(Plotting code records)
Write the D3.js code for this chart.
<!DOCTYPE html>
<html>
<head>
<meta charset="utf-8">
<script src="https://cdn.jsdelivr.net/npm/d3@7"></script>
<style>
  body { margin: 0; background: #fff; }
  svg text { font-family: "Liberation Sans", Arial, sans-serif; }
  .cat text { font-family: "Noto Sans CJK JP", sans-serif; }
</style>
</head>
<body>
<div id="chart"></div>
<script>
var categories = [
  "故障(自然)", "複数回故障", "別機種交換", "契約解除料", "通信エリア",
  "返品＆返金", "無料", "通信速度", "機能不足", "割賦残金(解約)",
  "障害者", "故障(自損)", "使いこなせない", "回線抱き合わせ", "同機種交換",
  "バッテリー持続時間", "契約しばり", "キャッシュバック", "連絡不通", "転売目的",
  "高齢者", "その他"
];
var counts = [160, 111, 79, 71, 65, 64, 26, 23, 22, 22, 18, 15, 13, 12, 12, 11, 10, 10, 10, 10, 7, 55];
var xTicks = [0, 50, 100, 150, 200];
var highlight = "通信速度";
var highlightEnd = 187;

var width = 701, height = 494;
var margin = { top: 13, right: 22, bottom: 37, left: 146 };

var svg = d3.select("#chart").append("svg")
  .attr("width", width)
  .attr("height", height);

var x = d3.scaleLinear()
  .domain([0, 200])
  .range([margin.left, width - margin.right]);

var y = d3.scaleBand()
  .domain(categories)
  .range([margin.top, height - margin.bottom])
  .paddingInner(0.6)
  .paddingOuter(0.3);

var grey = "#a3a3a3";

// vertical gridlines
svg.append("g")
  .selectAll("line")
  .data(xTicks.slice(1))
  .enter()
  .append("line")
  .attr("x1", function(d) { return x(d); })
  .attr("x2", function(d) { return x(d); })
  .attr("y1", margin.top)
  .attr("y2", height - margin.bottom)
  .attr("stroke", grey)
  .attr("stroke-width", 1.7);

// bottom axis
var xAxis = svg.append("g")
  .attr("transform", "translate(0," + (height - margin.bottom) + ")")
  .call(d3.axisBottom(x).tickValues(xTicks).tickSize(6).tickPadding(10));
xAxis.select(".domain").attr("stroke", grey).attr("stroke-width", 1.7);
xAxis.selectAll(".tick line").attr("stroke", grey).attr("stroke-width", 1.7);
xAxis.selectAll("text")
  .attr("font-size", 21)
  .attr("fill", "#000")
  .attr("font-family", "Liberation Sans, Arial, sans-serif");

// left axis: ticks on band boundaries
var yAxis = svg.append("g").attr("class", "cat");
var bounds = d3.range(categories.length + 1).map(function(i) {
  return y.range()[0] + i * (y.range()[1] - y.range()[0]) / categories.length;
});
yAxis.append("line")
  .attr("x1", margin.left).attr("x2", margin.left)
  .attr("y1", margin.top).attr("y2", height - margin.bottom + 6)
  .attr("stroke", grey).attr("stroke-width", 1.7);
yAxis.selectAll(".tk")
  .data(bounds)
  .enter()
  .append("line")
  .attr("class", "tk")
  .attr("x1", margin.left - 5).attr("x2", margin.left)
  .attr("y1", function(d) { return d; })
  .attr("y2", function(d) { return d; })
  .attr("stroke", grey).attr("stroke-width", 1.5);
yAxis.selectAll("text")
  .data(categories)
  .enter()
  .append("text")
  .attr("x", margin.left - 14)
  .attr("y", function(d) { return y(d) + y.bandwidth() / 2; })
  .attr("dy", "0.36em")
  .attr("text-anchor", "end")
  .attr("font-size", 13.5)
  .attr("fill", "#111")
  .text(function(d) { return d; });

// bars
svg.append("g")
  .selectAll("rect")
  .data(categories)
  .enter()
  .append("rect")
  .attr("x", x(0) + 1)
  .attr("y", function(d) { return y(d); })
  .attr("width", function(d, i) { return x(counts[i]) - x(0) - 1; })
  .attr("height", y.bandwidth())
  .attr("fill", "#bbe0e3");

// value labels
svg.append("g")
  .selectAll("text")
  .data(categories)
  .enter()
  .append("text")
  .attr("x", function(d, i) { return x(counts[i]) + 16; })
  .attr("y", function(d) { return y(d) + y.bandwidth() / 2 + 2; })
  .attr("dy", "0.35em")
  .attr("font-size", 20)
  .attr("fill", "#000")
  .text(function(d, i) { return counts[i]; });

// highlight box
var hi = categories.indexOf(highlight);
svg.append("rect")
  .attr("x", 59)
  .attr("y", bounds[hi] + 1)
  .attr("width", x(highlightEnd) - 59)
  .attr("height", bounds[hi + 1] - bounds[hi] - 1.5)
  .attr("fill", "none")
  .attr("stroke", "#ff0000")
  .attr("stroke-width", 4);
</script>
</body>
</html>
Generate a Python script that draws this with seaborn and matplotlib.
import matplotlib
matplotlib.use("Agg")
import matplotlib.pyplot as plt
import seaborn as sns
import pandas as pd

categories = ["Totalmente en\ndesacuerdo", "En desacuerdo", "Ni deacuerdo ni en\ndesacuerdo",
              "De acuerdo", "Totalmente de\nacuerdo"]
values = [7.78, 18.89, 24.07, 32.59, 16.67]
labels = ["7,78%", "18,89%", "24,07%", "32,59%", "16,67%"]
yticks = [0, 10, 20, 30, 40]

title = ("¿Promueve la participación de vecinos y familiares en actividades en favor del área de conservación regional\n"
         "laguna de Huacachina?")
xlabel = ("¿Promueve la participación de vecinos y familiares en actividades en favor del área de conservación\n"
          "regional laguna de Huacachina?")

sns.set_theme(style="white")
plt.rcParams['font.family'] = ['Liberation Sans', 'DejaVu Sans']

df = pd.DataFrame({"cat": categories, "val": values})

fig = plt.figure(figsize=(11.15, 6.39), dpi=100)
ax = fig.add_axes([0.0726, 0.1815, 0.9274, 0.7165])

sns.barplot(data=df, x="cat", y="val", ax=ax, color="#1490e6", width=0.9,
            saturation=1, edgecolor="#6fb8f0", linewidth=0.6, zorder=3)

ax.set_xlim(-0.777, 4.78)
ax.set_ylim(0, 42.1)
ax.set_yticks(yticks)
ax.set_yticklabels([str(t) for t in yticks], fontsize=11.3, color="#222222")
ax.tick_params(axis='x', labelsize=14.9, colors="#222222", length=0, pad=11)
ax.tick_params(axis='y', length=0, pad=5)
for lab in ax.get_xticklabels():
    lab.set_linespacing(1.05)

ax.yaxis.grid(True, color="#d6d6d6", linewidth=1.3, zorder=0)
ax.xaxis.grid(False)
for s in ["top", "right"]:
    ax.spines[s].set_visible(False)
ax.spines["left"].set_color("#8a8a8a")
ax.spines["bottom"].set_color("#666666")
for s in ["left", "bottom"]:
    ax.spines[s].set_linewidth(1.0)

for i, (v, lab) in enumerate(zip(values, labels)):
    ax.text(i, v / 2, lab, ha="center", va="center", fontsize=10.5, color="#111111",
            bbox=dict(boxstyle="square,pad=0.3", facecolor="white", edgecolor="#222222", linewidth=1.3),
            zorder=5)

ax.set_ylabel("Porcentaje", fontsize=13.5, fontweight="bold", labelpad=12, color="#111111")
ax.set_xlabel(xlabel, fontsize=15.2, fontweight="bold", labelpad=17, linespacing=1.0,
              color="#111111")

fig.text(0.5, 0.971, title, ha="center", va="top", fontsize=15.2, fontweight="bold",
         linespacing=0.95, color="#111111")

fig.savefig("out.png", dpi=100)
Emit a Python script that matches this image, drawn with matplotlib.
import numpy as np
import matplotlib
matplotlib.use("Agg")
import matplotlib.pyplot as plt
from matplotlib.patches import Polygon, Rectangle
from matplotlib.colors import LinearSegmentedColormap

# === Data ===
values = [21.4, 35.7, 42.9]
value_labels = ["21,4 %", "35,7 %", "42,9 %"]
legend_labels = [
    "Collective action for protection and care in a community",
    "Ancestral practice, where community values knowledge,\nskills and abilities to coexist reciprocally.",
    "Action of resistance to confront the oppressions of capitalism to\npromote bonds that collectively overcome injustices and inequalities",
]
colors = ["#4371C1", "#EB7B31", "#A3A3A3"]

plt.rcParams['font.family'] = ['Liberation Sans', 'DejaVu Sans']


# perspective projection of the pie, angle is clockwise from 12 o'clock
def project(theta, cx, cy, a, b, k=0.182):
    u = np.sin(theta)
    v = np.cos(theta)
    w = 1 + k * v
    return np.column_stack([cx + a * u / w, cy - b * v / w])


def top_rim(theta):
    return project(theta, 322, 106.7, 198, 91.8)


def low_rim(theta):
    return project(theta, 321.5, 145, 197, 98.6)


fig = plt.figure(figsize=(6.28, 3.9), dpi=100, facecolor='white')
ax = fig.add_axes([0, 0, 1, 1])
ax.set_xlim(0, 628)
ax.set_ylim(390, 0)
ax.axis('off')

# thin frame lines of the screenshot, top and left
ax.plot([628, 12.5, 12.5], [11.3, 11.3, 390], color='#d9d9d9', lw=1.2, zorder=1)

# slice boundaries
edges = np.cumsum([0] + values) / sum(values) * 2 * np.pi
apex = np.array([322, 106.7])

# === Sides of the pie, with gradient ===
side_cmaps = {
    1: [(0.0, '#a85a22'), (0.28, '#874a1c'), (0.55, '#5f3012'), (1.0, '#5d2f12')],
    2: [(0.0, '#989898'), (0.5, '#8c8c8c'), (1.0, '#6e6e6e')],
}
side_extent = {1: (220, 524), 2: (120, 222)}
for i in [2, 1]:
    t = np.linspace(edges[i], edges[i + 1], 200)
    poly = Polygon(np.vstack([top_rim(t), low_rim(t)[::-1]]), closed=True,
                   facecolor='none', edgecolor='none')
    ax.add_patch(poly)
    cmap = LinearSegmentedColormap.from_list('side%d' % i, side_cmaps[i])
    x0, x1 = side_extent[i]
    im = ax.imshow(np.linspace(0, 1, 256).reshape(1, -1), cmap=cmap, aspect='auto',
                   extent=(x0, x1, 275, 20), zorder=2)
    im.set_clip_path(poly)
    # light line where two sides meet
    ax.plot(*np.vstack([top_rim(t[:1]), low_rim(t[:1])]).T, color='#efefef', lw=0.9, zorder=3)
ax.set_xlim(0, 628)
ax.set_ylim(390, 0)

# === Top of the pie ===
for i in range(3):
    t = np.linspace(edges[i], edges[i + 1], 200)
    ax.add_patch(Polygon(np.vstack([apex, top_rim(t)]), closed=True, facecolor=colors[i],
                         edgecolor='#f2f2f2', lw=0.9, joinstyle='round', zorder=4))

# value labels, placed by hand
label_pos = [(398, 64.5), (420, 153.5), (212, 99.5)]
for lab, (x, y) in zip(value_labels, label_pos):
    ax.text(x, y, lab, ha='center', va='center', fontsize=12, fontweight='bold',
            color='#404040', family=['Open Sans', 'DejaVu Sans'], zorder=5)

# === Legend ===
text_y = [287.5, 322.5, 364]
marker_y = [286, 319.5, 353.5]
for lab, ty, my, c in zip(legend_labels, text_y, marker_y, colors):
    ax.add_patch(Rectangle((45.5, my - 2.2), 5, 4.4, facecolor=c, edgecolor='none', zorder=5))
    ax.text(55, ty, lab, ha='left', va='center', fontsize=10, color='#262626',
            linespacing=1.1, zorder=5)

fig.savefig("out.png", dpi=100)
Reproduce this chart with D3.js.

_Goal_. Determine how many lines include the string "Python". Give no answer but the number.

_Exercise result_. 2